CommentsData$flag <- ifelse(colSums(do.call(rbind,lapply(names,grepl,CommentsData$Comments,ignore.case=F)))>0,"Name","Clear")
Would appreciate any suggestions to solve this and speed up the performance.
paste
the names
and use |
(or) to collapse them, put brackets around and place \\b
(word boundary) around the regex.
c("Clear", "Name")[1L +
grepl(paste0("\\b(", paste(names, collapse="|"), ")\\b"),
CommentsData$Comments)]
#[1] "Name" "Name" "Clear" "Clear"
Some other variants using Reduce
c("Clear", "Name")[1L +
Reduce(function(a,b) a | grepl(b, CommentsData$Comments),
paste0("\\b", names, "\\b"), FALSE)]
#[1] "Name" "Name" "Clear" "Clear"
c("Clear", "Name")[1L +
Reduce(function(a,b) `[<-`(a, !a, grepl(b, CommentsData$Comments[!a])),
paste0("\\b", names, "\\b"), logical(nrow(CommentsData)))]
#[1] "Name" "Name" "Clear" "Clear"
`[<-`(rep("Name", nrow(CommentsData)),
Reduce(function(a,b) a[!grepl(b, CommentsData$Comments[a])],
paste0("\\b", names, "\\b"), seq_len(nrow(CommentsData))), "Clear")

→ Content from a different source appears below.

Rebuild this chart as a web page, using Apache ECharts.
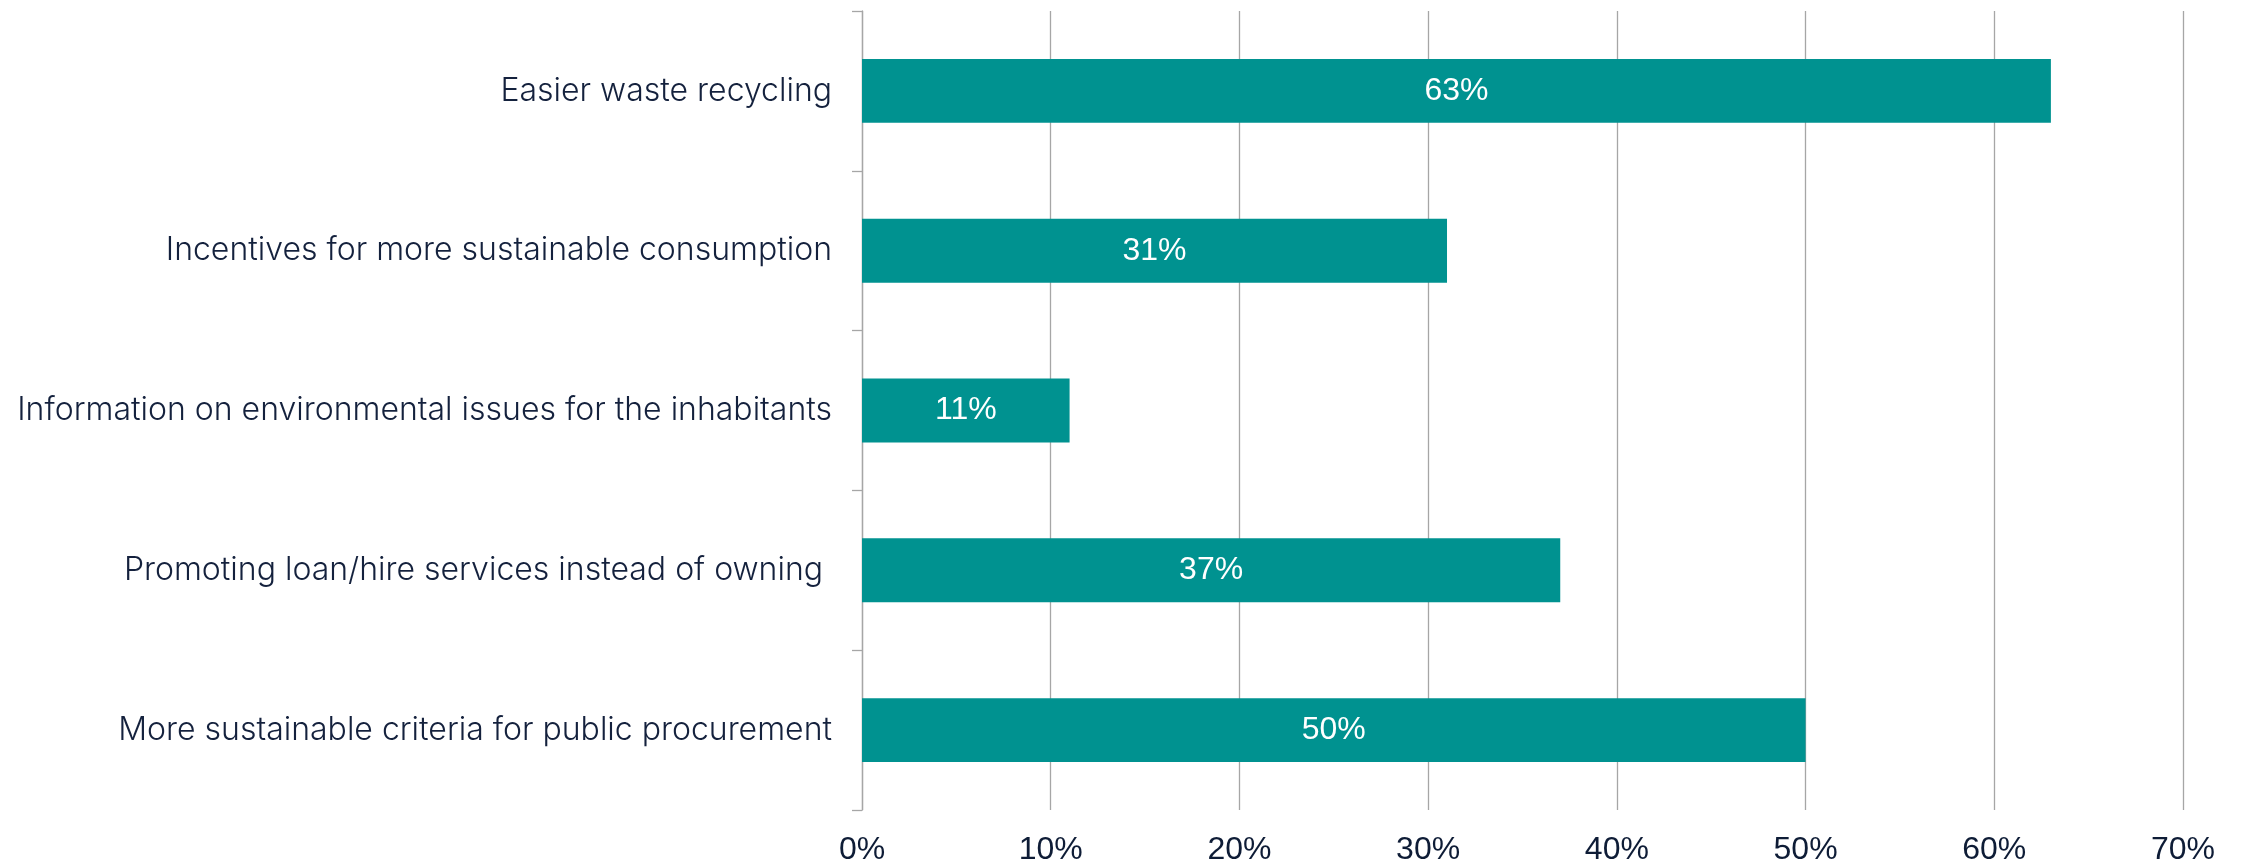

#[1] "Name" "Name" "Clear" "Clear"
Benchmark
bench::mark(
"A" = ifelse(colSums(do.call(rbind,lapply(paste0("\\b", names, "\\b"),grepl,CommentsData$Comments,ignore.case=F)))>0,"Name","Clear"),
"B" = c("Clear", "Name")[1L +
grepl(paste0("\\b(", paste(names, collapse="|"), ")\\b"),
CommentsData$Comments)],
"C" = c("Clear", "Name")[1L +
grepl(paste0("\\b(", paste(names, collapse="|"), ")\\b"),
CommentsData$Comments, perl=TRUE)],
"D" = c("Clear", "Name")[1L +
Reduce(function(a,b) a | grepl(b, CommentsData$Comments),
paste0("\\b", names, "\\b"), FALSE)],
"E" = c("Clear", "Name")[1L +
Reduce(function(a,b) `[<-`(a, !a, grepl(b, CommentsData$Comments[!a])),
paste0("\\b", names, "\\b"), logical(nrow(CommentsData)))],
"F" = `[<-`(rep("Name", nrow(CommentsData)),
Reduce(function(a,b) a[!grepl(b, CommentsData$Comments[a])],
paste0("\\b", names, "\\b"), seq_len(nrow(CommentsData))), "Clear") )
Result
expression min median itr/s…¹ mem_a…² gc/se…³ n_itr n_gc total…⁴ result
<bch:expr> <bch:tm> <bch:t> <dbl> <bch:b> <dbl> <int> <dbl> <bch:t> <list>
1 A 97.7µs 105.1µs 8819. 0B 6.07 4358 3 494ms <chr>
2 B 32.5µs 35.2µs 27940. 0B 2.79 9999 1 358ms <chr>
3 C 21.7µs 23.5µs 41622. 0B 8.33 9998 2 240ms <chr>
4 D 88.3µs 93.8µs 10455. 8.18KB 6.07 5166 3 494ms <chr>
5 E 93.1µs 100.5µs 9732. 4.13KB 8.12 4794 4 493ms <chr>
6 F 92µs 98.3µs 9944. 12.01KB 8.12 4900 4 493ms <chr>